APRIL 4, 2006 (STAR) By Jess Diaz - Even before the Arroyo administration’s Charter change (Cha-cha) initiative has been consummated, the guessing game has begun: Who will be the country’s prime minister?

For Ilocos Norte Rep. Imee Marcos, the race for the top post should be between Speaker Jose de Venecia Jr., the principal Cha-cha proponent in the House, and Interior and Local Government Secretary Ronaldo Puno.

In a statement, the daughter of the late President Ferdinand Marcos said yesterday President Arroyo is likely to give her blessings to Puno, who is president-on-leave of the Kabalikat ng Malayang Pilipino (Kampi), the political party Mrs. Arroyo founded in 1997.

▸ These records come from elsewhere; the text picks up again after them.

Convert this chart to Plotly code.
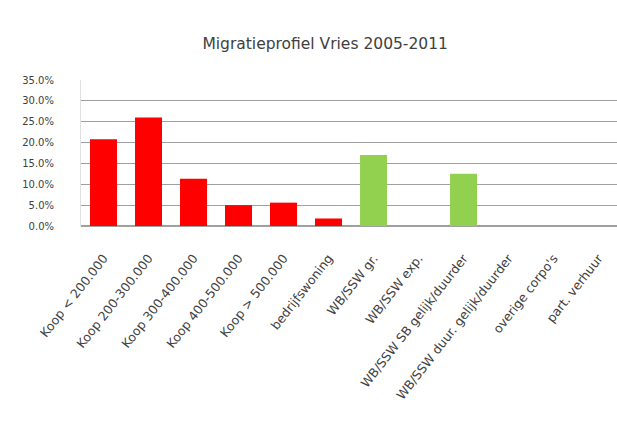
import plotly.graph_objects as go

categories = [
    "Koop < 200.000", "Koop 200-300.000", "Koop 300-400.000", "Koop 400-500.000",
    "Koop > 500.000", "bedrijfswoning", "WB/SSW gr.", "WB/SSW exp.",
    "WB/SSW SB gelijk/duurder", "WB/SSW duur. gelijk/duurder", "overige corpo's", "part. verhuur",
]
values = [0.208, 0.260, 0.113, 0.050, 0.056, 0.018, 0.170, 0.0, 0.125, 0.0, 0.0, 0.0]
colors = ["#ff0000"] * 6 + ["#92d050"] * 6
y_ticks = [0, 0.05, 0.10, 0.15, 0.20, 0.25, 0.30, 0.35]
y_labels = ["0.0%", "5.0%", "10.0%", "15.0%", "20.0%", "25.0%", "30.0%", "35.0%"]

fig = go.Figure(go.Bar(x=categories, y=values, marker=dict(color=colors, line=dict(width=0))))

fig.update_layout(
    width=617, height=427,
    margin=dict(l=81, r=0, t=80, b=201),
    paper_bgcolor="white", plot_bgcolor="white",
    bargap=0.4, showlegend=False,
    font=dict(family="DejaVu Sans, Liberation Sans, Arial", color="#404040", size=10),
    title=dict(text="Migratieprofiel Vries 2005-2011", x=0.527, xanchor="center", y=0.897, yanchor="middle",
               font=dict(size=15.5, color="#404040")),
)
fig.update_xaxes(range=[-0.5, 11.41], tickangle=-52, showgrid=False, showline=False,
                 tickfont=dict(size=12.5), ticks="outside", ticklen=19, tickcolor="rgba(0,0,0,0)")
fig.update_yaxes(range=[0, 0.35], tickvals=y_ticks, ticktext=y_labels, showgrid=True,
                 gridcolor="#a0a0a0", gridwidth=1, zeroline=True, zerolinecolor="#a0a0a0",
                 showline=True, linecolor="#e0e0e0", ticklabelstandoff=24, tickfont=dict(size=10))

fig.write_html("out.html")
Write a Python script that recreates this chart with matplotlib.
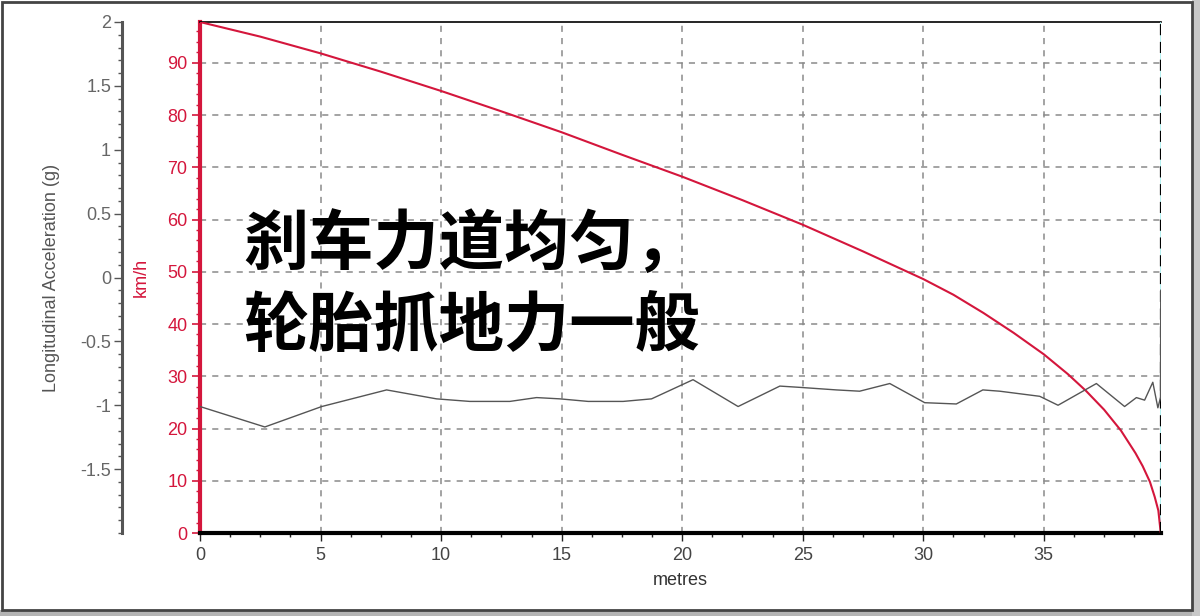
import matplotlib
matplotlib.use("Agg")
import matplotlib.pyplot as plt
from matplotlib.ticker import MultipleLocator, FixedLocator
from matplotlib.patches import Rectangle

# distance (m) vs speed (km/h)
dist_speed = [0, 2.5, 5, 7.5, 10, 12.5, 15, 17.5, 20, 22.5, 25, 27.5, 30,
              31.25, 32.5, 33.75, 35, 36, 36.75, 37.5, 38.2, 38.8, 39.1,
              39.4, 39.6, 39.75, 39.85]
speed = [97.8, 95.0, 91.8, 88.3, 84.6, 80.7, 76.7, 72.4, 68.2, 63.7, 59.0,
         53.9, 48.6, 45.6, 42.1, 38.3, 34.2, 30.4, 27.2, 23.6, 19.6, 15.3,
         12.8, 9.8, 6.9, 4.3, 0.0]

# distance (m) vs longitudinal acceleration (g), grey trace
dist_acc = [0, 2.69, 5.05, 7.74, 9.81, 11.19, 12.85, 13.96, 14.93, 16.10,
            17.55, 18.73, 20.45, 22.32, 24.05, 24.88, 26.40, 27.36, 28.61,
            30.06, 31.37, 32.47, 33.17, 34.00, 34.83, 35.59, 37.18, 38.35,
            38.84, 39.18, 39.52, 39.73, 39.84, 39.85]
accel = [-1.01, -1.17, -1.01, -0.88, -0.95, -0.97, -0.97, -0.94, -0.95,
         -0.97, -0.97, -0.95, -0.80, -1.01, -0.85, -0.86, -0.88, -0.89,
         -0.83, -0.98, -0.99, -0.88, -0.89, -0.91, -0.93, -1.00, -0.83,
         -1.01, -0.94, -0.96, -0.82, -1.02, -0.94, -0.10]

x_ticks = [0, 5, 10, 15, 20, 25, 30, 35]
speed_ticks = [0, 10, 20, 30, 40, 50, 60, 70, 80, 90]
g_ticks = [2, 1.5, 1, 0.5, 0, -0.5, -1, -1.5]
g_labels = ["2", "1.5", "1", "0.5", "0", "-0.5", "-1", "-1.5"]

x_max = 39.86
speed_max = 97.8

red = "#d4163c"
plt.rcParams["font.family"] = ["Liberation Sans", "DejaVu Sans"]
plt.rcParams["font.size"] = 13

fig = plt.figure(figsize=(12, 6.16), dpi=100)
ax = fig.add_axes([200 / 1200, 1 - 533 / 616, 961 / 1200, 511 / 616])

# grid
for xv in x_ticks[1:]:
    ax.axvline(xv, color="#8a8a8a", lw=1.1, ls=(0, (4, 4)), zorder=1)
for yv in speed_ticks[1:]:
    ax.axhline(yv, color="#8a8a8a", lw=1.1, ls=(0, (4, 4)), zorder=1)

ax.plot(dist_speed, speed, color=red, lw=1.5, zorder=4)

ax.set_xlim(0, x_max)
ax.set_ylim(0, speed_max)
ax.xaxis.set_major_locator(FixedLocator(x_ticks))
ax.xaxis.set_minor_locator(MultipleLocator(1.25))
ax.yaxis.set_major_locator(FixedLocator(speed_ticks))
ax.yaxis.set_minor_locator(MultipleLocator(2))

ax.tick_params(axis="x", which="major", colors="#222", labelcolor="#444",
               length=6, width=1, pad=4)
ax.tick_params(axis="x", which="minor", colors="#222", length=3, width=1)
ax.tick_params(axis="y", which="major", colors=red, labelcolor=red,
               length=6, width=1.2, pad=3)
ax.tick_params(axis="y", which="minor", colors=red, length=3, width=1)

ax.spines["left"].set_color(red)
ax.spines["left"].set_linewidth(3)
ax.spines["bottom"].set_color("black")
ax.spines["bottom"].set_linewidth(3)
ax.spines["top"].set_color("black")
ax.spines["top"].set_linewidth(1.2)
ax.spines["right"].set_visible(False)

# cursor line at the right edge
ax.axvline(x_max - 0.02, color="black", lw=1.6, ls=(0, (5, 3)), zorder=5)
ax.axvline(x_max, color="#a8f0f0", lw=1.2, zorder=3)

ax.set_xlabel("metres", color="#333", labelpad=6)
ax.set_ylabel("km/h", color=red)
ax.yaxis.set_label_coords(-0.052, 0.5)

# acceleration axis, offset to the left
ax2 = ax.twinx()
ax2.plot(dist_acc, accel, color="#555555", lw=1.0, zorder=3)
ax2.set_ylim(-2, 2)
ax2.yaxis.set_ticks_position("left")
ax2.yaxis.set_label_position("left")
ax2.spines["left"].set_position(("axes", -0.081))
for s in ["right", "top", "bottom"]:
    ax2.spines[s].set_visible(False)
ax2.spines["left"].set_color("#555")
ax2.spines["left"].set_linewidth(2.2)
ax2.yaxis.set_major_locator(FixedLocator(g_ticks))
ax2.set_yticklabels(g_labels)
ax2.yaxis.set_minor_locator(MultipleLocator(0.1))
ax2.tick_params(axis="y", which="major", colors="#555", labelcolor="#666",
                length=6, width=1, pad=2)
ax2.tick_params(axis="y", which="minor", colors="#555", length=3, width=1)
ax2.set_ylabel("Longitudinal Acceleration (g)", color="#555")
ax2.yaxis.set_label_coords(-0.1457, 0.5)

# overlay caption
cjk = ["Noto Sans CJK SC", "DejaVu Sans"]
fig.text(243 / 1200, 1 - 244 / 616, "刹车力道均匀，", family=cjk,
         fontsize=47, fontweight="heavy", color="black", va="center",
         ha="left", zorder=10)
fig.text(243 / 1200, 1 - 326 / 616, "轮胎抓地力一般", family=cjk,
         fontsize=47, fontweight="heavy", color="black", va="center",
         ha="left", zorder=10)

# window frame
fig.patches.append(Rectangle((0, 0), 1, 6 / 616, transform=fig.transFigure,
                             facecolor="#b4b4b4", edgecolor="none"))
fig.patches.append(Rectangle((1192 / 1200, 0), 8 / 1200, 1,
                             transform=fig.transFigure,
                             facecolor="#c8c8c8", edgecolor="none"))
fig.patches.append(Rectangle((2 / 1200, 6 / 616), 1190 / 1200, 608 / 616,
                             transform=fig.transFigure, fill=False,
                             edgecolor="#444", lw=2))

fig.savefig("out.png", dpi=100)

She said in that eventuality, De Venecia would give Puno a run for his money.

Marcos said the Speaker enjoys broad support from the ruling Lakas and other political groups in the multi-party coalition in the House.

On the other hand, Kampi and disgruntled Lakas members could elect Puno as prime minister, she added.

Marcos warned De Venecia, who is actively campaigning for Cha-cha, that he could eventually find himself being off-loaded from the Cha-cha train.

"Manong Joe should be cautious because he is considered a Malacañang outsider. He is only being used for Cha-cha to succeed," she said.

She reminded her House boss that in the past, whenever he backed the call of former President Fidel Ramos for Mrs. Arroyo to cut short her term of office to allow for an early shift to the parliamentary system, Malacañang allies in the chamber had always challenged his leadership.

Such challenges ended only when De Venecia toed the line of the Palace and its allies on the President’s term, which is that Mrs. Arroyo should be allowed to finish her term up until June 30, 2010, she said.

"Manong Joe ought to have a counter-move if he feels that Malacañang is closing in on him," she said.

Marcos’ late father experimented with the French-style parliamentary system, the same set-up that Mrs. Arroyo and De Venecia want to see replace the presidential form of government.

The late President Marcos was both head of state and head of government, the same role that Mrs. Arroyo would assume during the transition to a full parliamentary system.

The country’s first prime minister under the Marcos-style parliamentary government was Cesar Virata, who was concurrently finance minister.

Under the Charter amendments that the administration is advocating, the prime minister would be elected by members of parliament. There would be an interim prime minister who would assist Mrs. Arroyo during the transition to a full parliamentary system.